Гладит, но не так. Не материнским-снисходительным. А потом целует бережно в лоб. Вздыхает. Не говорит ничего, просто лезет обниматься. И снова такой ласковый, что Чонгуку даже страшно немного.
– Выйдешь за меня? – ляпает он.
Хосок смеется куда-то ему в плечо, сначала парой фырчков, потом взахлеб, долго так смеется, потом вздыхает устало:
– А то ты мне выбор оставишь, можно подумать.
Комментарий к
в рамках расплаты тем, кто угадал мои тексты на ауфесте.
на заявку от Cromo “ччг х хосок”
========== Часть 19 ==========
Открытие первое – Феликс маленький, а Тэхёну, мать его, тридцать, и это, оказывается возраст и взрослость. Тэхёну охренительно странно чувствовать себя взрослым, старшим и всё остальное, и всю первую неделю страшно хочется позвонить Хосоку и спросить – что делать с малолетним альфой (Хосок же у нас опытный, у Хосока же Чонгук). Но к счастью (или несчастью), гордость звонить Хосоку не позволяет.
Феликс маленький.
Феликс несовершеннолетний.
Феликс на полголовы ниже Тэхёна и очень плохо говорит (и понимает) по-корейски, потому что из Австралии приехал сюда всего полгода назад.
Это полный трэшак, и Тэхён не знает что со всем этим делать.
А ещё Феликс нежный и ласковый, будто и не альфа вовсе. Лезет обниматься, висит коалой, тычется носом в шею и басит мягко:
– Хён, ты такой красивый.
Тэхён счастлив полудурошно, но совершенно не знает, куда это счастье девать.
Он же хотел _своего_ альфу. Хотел, чтобы красиво. Хотел, чтобы раз и навсегда, с гарантией.
У его раз и навсегда с гарантией улыбка солнечная, совсем детская, к нему прикасаться страшно, не то что поцеловать.
И веснушки.
И волосы мягкие.
И увлечения детские совсем.
И шутки наивные.
Тэхён взрослый, уставший и заебавшийся. Он чувствует себя совратителем малолетних.
Его малолетний держит его за руку, басит о своих впечатлениях от Кореи с дикими грамматическими ошибками, вставляя английские слова, и тоже ничего не делает (не Чонгук. И слава Богу. Наверное).
Тэхён знакомит Феликса с Чимином и Юнги. И ему страшно не нравится, насколько сочувствующим выглядит взгляд Юнги. Взгляд Юнги, обращенный к Феликсу.

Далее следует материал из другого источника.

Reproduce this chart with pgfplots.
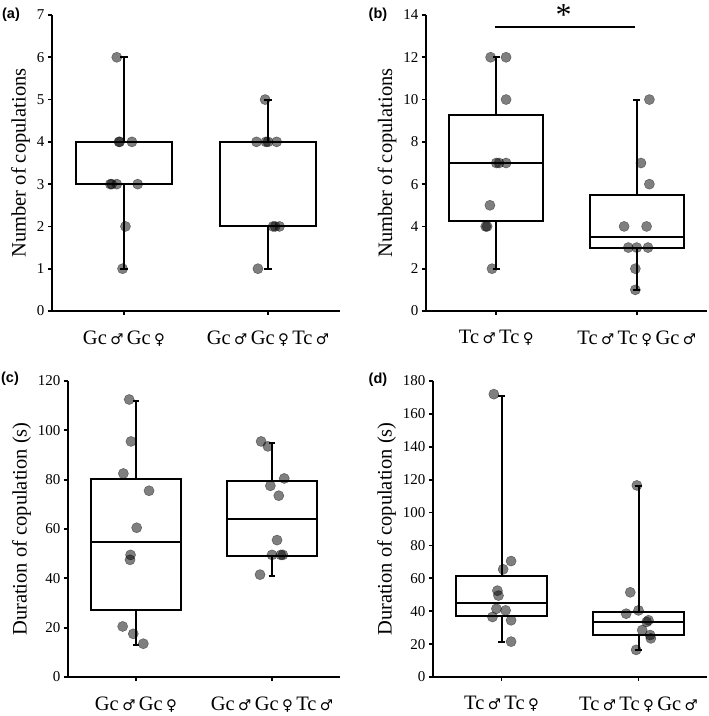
\documentclass[border=0pt]{standalone}
\usepackage{pgfplots}
\pgfplotsset{compat=1.18}
\usepackage{fontspec}
\setmainfont{Liberation Serif}
\newfontfamily\symfont{DejaVu Sans}[Scale=0.72]
\newfontfamily\labfont{Liberation Sans}
\newcommand{\M}{{\symfont ♂}}
\newcommand{\F}{{\symfont ♀}}

\pgfplotsset{
 panel/.style={
  scale only axis, anchor=south west, height=296pt,
  axis lines=left, axis line style={-, line width=1.7pt},
  major tick style={line width=1.7pt, black}, tick align=outside, major tick length=4pt,
  xmin=-0.5, xmax=1.5, xtick={0,1}, ymin=0, clip=false,
  yticklabel style={font=\fontsize{15}{15}\selectfont},
  xticklabel style={font=\fontsize{20.5}{20.5}\selectfont, yshift=-12pt},
  ylabel style={font=\fontsize{20.5}{20.5}\selectfont},
  /pgf/number format/assume math mode=true,
  minor tick num=0,
 },
 bx/.style={black, line width=2pt, solid, mark=none},
 dots/.style={only marks, mark=*, mark size=5.1pt, mark options={fill=black, draw=none, opacity=0.5}},
}
% box: position, lower whisker, lower quartile, median, upper quartile, upper whisker
\newcommand{\bp}[6]{%
 \pgfmathsetmacro\bxl{#1-0.333}\pgfmathsetmacro\bxr{#1+0.333}%
 \pgfmathsetmacro\cpl{#1-0.025}\pgfmathsetmacro\cpr{#1+0.025}%
 \addplot[bx] coordinates {(\bxl,#3) (\bxr,#3) (\bxr,#5) (\bxl,#5) (\bxl,#3) (\bxr,#3)};
 \addplot[bx] coordinates {(\bxl,#4) (\bxr,#4)};
 \addplot[bx] coordinates {(#1,#5) (#1,#6)};
 \addplot[bx] coordinates {(\cpl,#6) (\cpr,#6)};
 \addplot[bx] coordinates {(#1,#3) (#1,#2)};
 \addplot[bx] coordinates {(\cpl,#2) (\cpr,#2)};
}

\begin{document}
\begin{tikzpicture}
\useasboundingbox (0pt,0pt) rectangle (709pt,716pt);

% (a)
\begin{axis}[panel, at={(52pt,405pt)}, width=288pt, ymax=7, ytick={0,1,...,7},
  xticklabels={{Gc\,\M\,Gc\,\F},{Gc\,\M\,Gc\,\F\,Tc\,\M}},
  ylabel={Number of copulations}]
\bp{0}{1}{3}{3}{4}{6}
\bp{1}{1}{2}{4}{4}{5}
\addplot[dots] table {
x y
-0.05 6
-0.035 4
-0.03 4
0.055 4
-0.095 3
-0.085 3
-0.05 3
0.095 3
0.01 2
-0.01 1
};
\addplot[dots] table {
x y
0.98 5
0.92 4
0.985 4
1.0 4
1.06 4
1.035 2
1.05 2
1.08 2
0.93 1
};
\end{axis}

% (b)
\begin{axis}[panel, at={(426pt,405pt)}, width=281pt, ymax=14, ytick={0,2,...,14},
  xticklabels={{Tc\,\M\,Tc\,\F},{Tc\,\M\,Tc\,\F\,Gc\,\M}},
  ylabel={Number of copulations}]
\bp{0}{2}{4.25}{7}{9.25}{12}
\bp{1}{1}{3}{3.5}{5.5}{10}
\addplot[dots] table {
x y
-0.04 12
0.07 12
0.07 10
0.0 7
0.02 7
0.07 7
-0.045 5
-0.075 4
-0.065 4
-0.03 2
};
\addplot[dots] table {
x y
1.09 10
1.03 7
1.09 6
0.91 4
1.07 4
0.94 3
1.0 3
1.08 3
0.99 2
0.99 1
};
\addplot[black, line width=1.8pt] coordinates {(-0.01,13.45) (0.99,13.45)};
\node[font=\fontsize{32}{32}\selectfont, anchor=base] at (axis cs:0.48,13.5) {*};
\end{axis}

% (c)
\begin{axis}[panel, at={(68pt,39pt)}, width=272pt, ymax=120, ytick={0,20,...,120},
  xticklabels={{Gc\,\M\,Gc\,\F},{Gc\,\M\,Gc\,\F\,Tc\,\M}},
  ylabel={Duration of copulation (s)}]
\bp{0}{13}{27}{54.6}{80.4}{112}
\bp{1}{41}{49}{64}{79.3}{95}
\addplot[dots] table {
x y
-0.05 112.5
-0.037 95.5
-0.093 82.5
0.096 75.5
0.005 60.5
-0.04 49.5
-0.044 47.5
-0.098 20.5
-0.02 17.5
0.054 13.5
};
\addplot[dots] table {
x y
0.92 95.5
0.97 93.5
1.09 80.5
0.988 77.5
1.05 73.5
1.037 55.5
1.0 49.5
1.065 49.5
1.08 49.5
0.912 41.5
};
\end{axis}

% (d)
\begin{axis}[panel, at={(433pt,39pt)}, width=274pt, ymax=180, ytick={0,20,...,180},
  xticklabels={{Tc\,\M\,Tc\,\F},{Tc\,\M\,Tc\,\F\,Gc\,\M}},
  ylabel={Duration of copulation (s)}]
\bp{0}{21}{37}{45}{61.6}{171}
\bp{1}{16.5}{25.7}{33.4}{39.3}{116}
\addplot[dots] table {
x y
-0.056 172
0.07 70.5
0.012 65.5
-0.03 52.5
-0.022 49.5
-0.037 41.5
0.03 40.5
-0.066 36.5
0.07 34.5
0.07 21.5
};
\addplot[dots] table {
x y
0.988 116.5
0.94 51.5
1.0 40.5
0.91 38.5
1.073 34.5
1.06 33.5
1.027 28.5
1.085 25.5
1.09 23.5
0.983 16.5
};
\end{axis}

\node[font=\labfont\bfseries\fontsize{14.5}{14.5}\selectfont] at (11pt,701pt) {(a)};
\node[font=\labfont\bfseries\fontsize{14.5}{14.5}\selectfont] at (378pt,701pt) {(b)};
\node[font=\labfont\bfseries\fontsize{14.5}{14.5}\selectfont] at (10pt,337pt) {(c)};
\node[font=\labfont\bfseries\fontsize{14.5}{14.5}\selectfont] at (378pt,336pt) {(d)};
\end{tikzpicture}
\end{document}
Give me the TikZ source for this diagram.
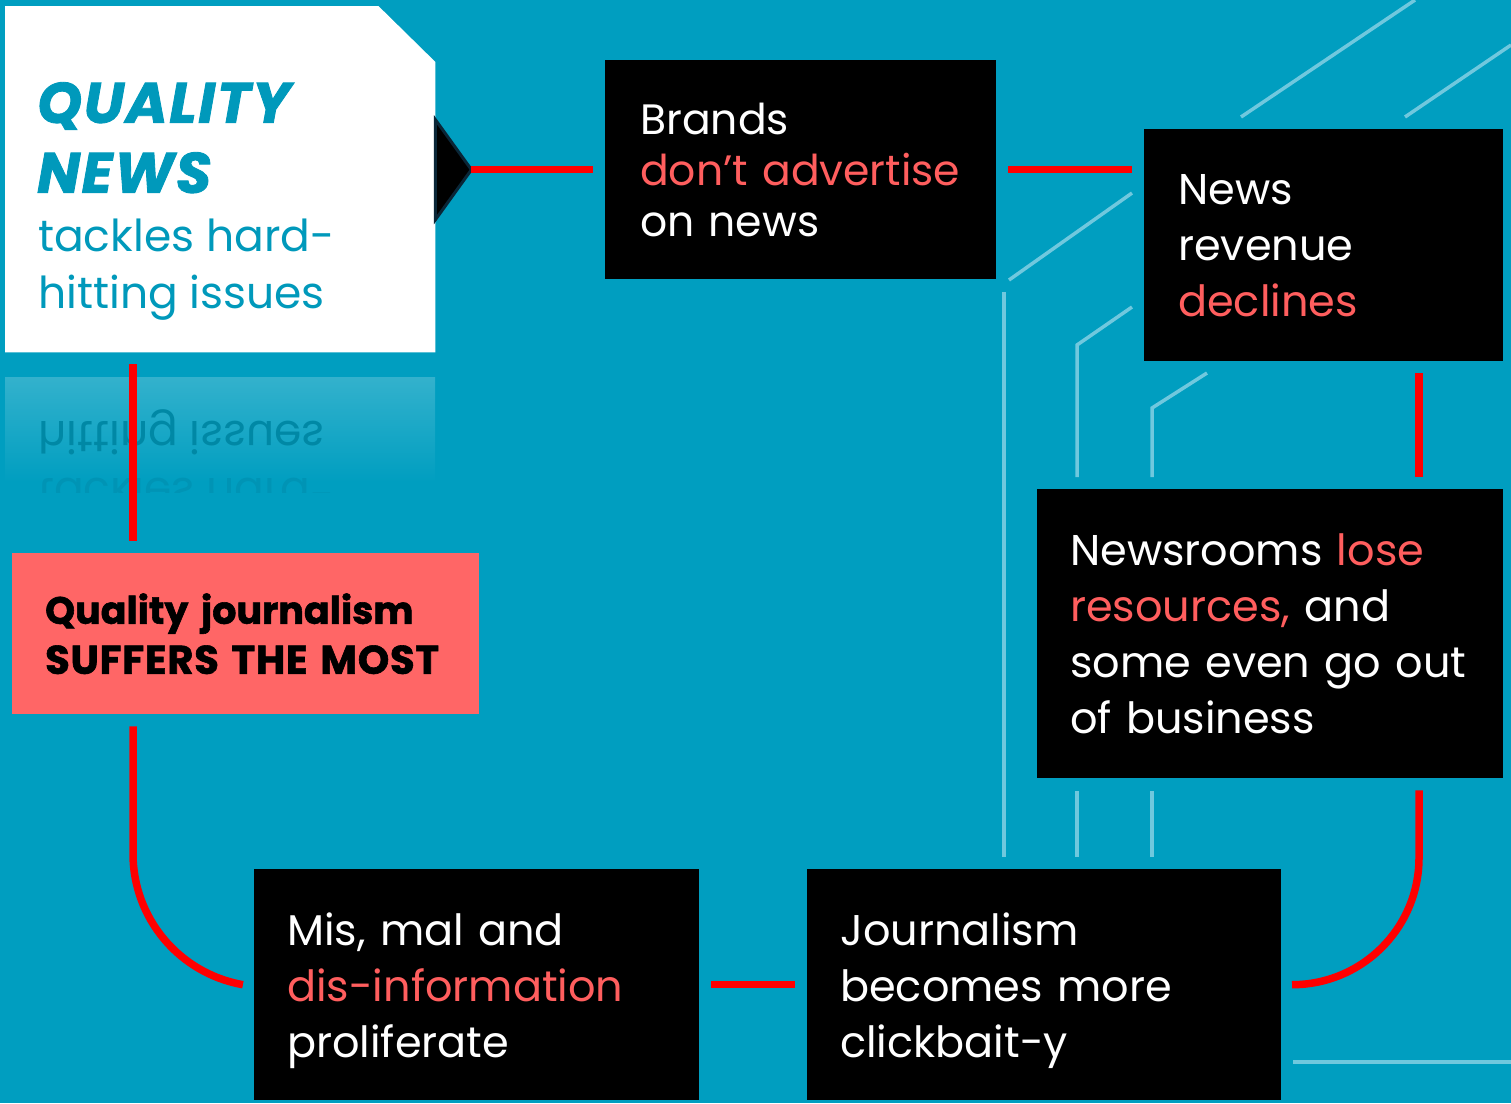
\documentclass[tikz,border=0pt]{standalone}
\usepackage{fontspec}
\setmainfont{Poppins}
\newfontfamily\heavyfont{Poppins}[BoldFeatures={FakeBold=1.5},BoldItalicFeatures={FakeBold=1.5,LetterSpace=3}]
\usetikzlibrary{positioning,calc}
\definecolor{sea}{RGB}{0,158,192}
\definecolor{coral}{RGB}{255,94,94}
\definecolor{salmon}{RGB}{255,102,102}
\definecolor{ink}{RGB}{0,153,187}
\definecolor{pale}{RGB}{112,200,222}
\definecolor{navy}{RGB}{10,38,55}

\begin{document}
\begin{tikzpicture}[x=1pt,y=-1pt,
  panel/.style={fill=black,text=white,anchor=north west,align=left,inner xsep=33pt,inner ysep=0pt,font=\fontsize{43}{56}\selectfont},
  alarm/.style={panel,fill=salmon,text=black,font=\fontsize{38}{50}\selectfont\heavyfont\bfseries},
  head/.style={anchor=north west,align=left,inner sep=0pt,text=ink},
  reflect/.style={anchor=base west,inner sep=0pt,yscale=-1,font=\fontsize{44}{57}\selectfont},
  link/.style={draw=red,line width=7.5pt,shorten <=12pt,shorten >=12pt},
  wire/.style={draw=pale,line width=3.5pt}]
\useasboundingbox (0,0) rectangle (1511,1103);
\fill[sea] (0,0) rectangle (1511,1103);

\draw[wire] (1241,117) -- (1415,0);
\draw[wire] (1405,117) -- (1511,45);
\draw[wire] (1009,280) -- (1132,193);
\draw[wire] (1132,307) -- (1077,345) -- (1077,477);
\draw[wire] (1207,373) -- (1152,408) -- (1152,477);
\draw[wire] (1004,292) -- (1004,857);
\draw[wire] (1077,791) -- (1077,857);
\draw[wire] (1152,791) -- (1152,857);
\draw[wire] (1293,1062) -- (1511,1062);

\node[anchor=north west,minimum width=430pt,minimum height=346pt,inner sep=0pt] (quality) at (5,6) {};
\fill[white] (quality.north west) -- ([xshift=-57pt]quality.north east) -- ([yshift=-56pt]quality.north east) -- (quality.south east) -- (quality.south west) -- cycle;
\node[head,font=\fontsize{57}{70}\selectfont\heavyfont\bfseries\itshape] (title) at (37,82) {QUALITY\\NEWS};
\node[head,font=\fontsize{44}{57}\selectfont] (tagline) at (38,219) {tackles hard-\\hitting issues};

\begin{scope}
\clip (5,377) rectangle (435,492);
\shade[top color=sea!80!white,bottom color=sea] (5,377) rectangle (435,482);
\node[reflect,text=sea!86!black] (mirror1) at (38,421) {hitting issues};
\node[reflect,text=sea!94!black] (mirror2) at (38,478) {tackles hard-};
\end{scope}

\node[panel,text width=321pt,minimum height=219pt,inner xsep=35pt,font=\fontsize{42.5}{51}\selectfont] (brands) at (605,60) {Brands\\\textcolor{coral}{don’t~advertise}\\on~news};
\node[panel,text width=291pt,minimum height=232pt,inner xsep=34pt] (news) at (1144,129) {News\\revenue\\\textcolor{coral}{declines}};
\node[panel,text width=400pt,minimum height=289pt] (newsrooms) at (1037,489) {Newsrooms~\textcolor{coral}{lose}\\\textcolor{coral}{resources,}~and\\some~even~go~out\\of~business};
\node[panel,text width=408pt,minimum height=231pt,text depth=112pt] (journalism) at (807,869) {Journalism\\becomes~more\\clickbait-y};
\node[panel,text width=379pt,minimum height=231pt,text depth=112pt] (mis) at (254,869) {Mis,~mal~and\\\textcolor{coral}{dis-information}\\proliferate};
\node[alarm,text width=401pt,minimum height=161pt] (suffers) at (12,553) {Quality~journalism\\{\fontsize{40}{50}\selectfont\addfontfeature{LetterSpace=2}SUFFERS~THE~MOST}};

\coordinate (tip) at ([xshift=36pt]quality.east |- brands.west);
\coordinate (drop) at (1419,0);
\coordinate (riser) at (133,0);
\filldraw[fill=black,draw=navy,line width=3pt] (tip) -- ([xshift=-36pt,yshift=50pt]tip) -- ([xshift=-36pt,yshift=-50pt]tip) -- cycle;

\draw[link,shorten <=0pt] (tip) -- (brands.west);
\draw[link] (brands.east) -- (brands.east -| news.west);
\draw[link] (drop |- news.south) -- (drop |- newsrooms.north);
\draw[link,shorten >=0pt] (drop |- newsrooms.south) -- ($(drop |- journalism.east)+(0,-127)$) arc[start angle=0,end angle=-90,radius=127pt];
\draw[link] (journalism.west) -- (mis.east);
\draw[link,shorten >=0pt] (riser |- suffers.south) -- ($(riser |- mis.west)+(0,-131)$) arc[start angle=180,end angle=260,radius=133pt];
\draw[link] (riser |- quality.south) -- (riser |- suffers.north);
\end{tikzpicture}
\end{document}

Феликс улыбается, широко и дружелюбно, бесконечно мягко, и через час они с Чимином чуть ли не лучшие друзья, и Тэхён отмечает с неудовольствием, что они даже похожи чем-то (ростом, ехидничает его внутреннее я, и это Тэхёну тоже не нравится, как будто он недоволен тем альфой, что предназначен ему судьбой, но он же… он же…).
– Он тебе хотя бы нравится? – на Мёндоне они с Юнги чуть отстают от живо что-то обсуждающих Феликса с Чимином, и не то чтобы Тэхён не ждал от Юнги какого-нибудь такого жестокого вопроса.
– Нравится, – Тэхён цедит это сквозь сжатые зубы, и понимает с удивлением, что страшно зол.
Зол на Юнги, причем. Что-то вроде – не лезь со своим больным неадекватным опытом в мою красивую, чёрт подери, жизнь.
– А выглядит, как будто нет, – Юнги пожимает плечами, и добавляет едко, – что, предназначение оказалось не таким радужно-розовым облачком как ты воображал всю жизнь?
– Ты такой козёл, хён, не удивительно, что Чимин от тебя столько бегал.
Юнги даже не вздрагивает, косится на него, вздыхает, похлопывает по плечу. Сочувствует. Сочувствует, мать его. Это самое худшее. Тэхён чувствует себя бесконечно униженным и разбитым.
Отойди нахер от моего счастья со своим сочувствием. Мне всё нравится. Он обнимает меня, жмётся носом к шее, улыбается и говорит, что я красивый. Отойди. Отойди. Отойди немедленно.
…за эти четыре недели с Феликсом Тэхён выматывается сильнее, чем за всю предыдущую жизнь.
Ну что тебе не так.
– Хён, – говорит Феликс, обнимает сзади, кладет подбородок на плечо, – у меня курс по обмену заканчивается через две недели. Я уеду домой, хён.
Тэхён застывает над сковородкой и перестает мешать жарящийся с овощами рис.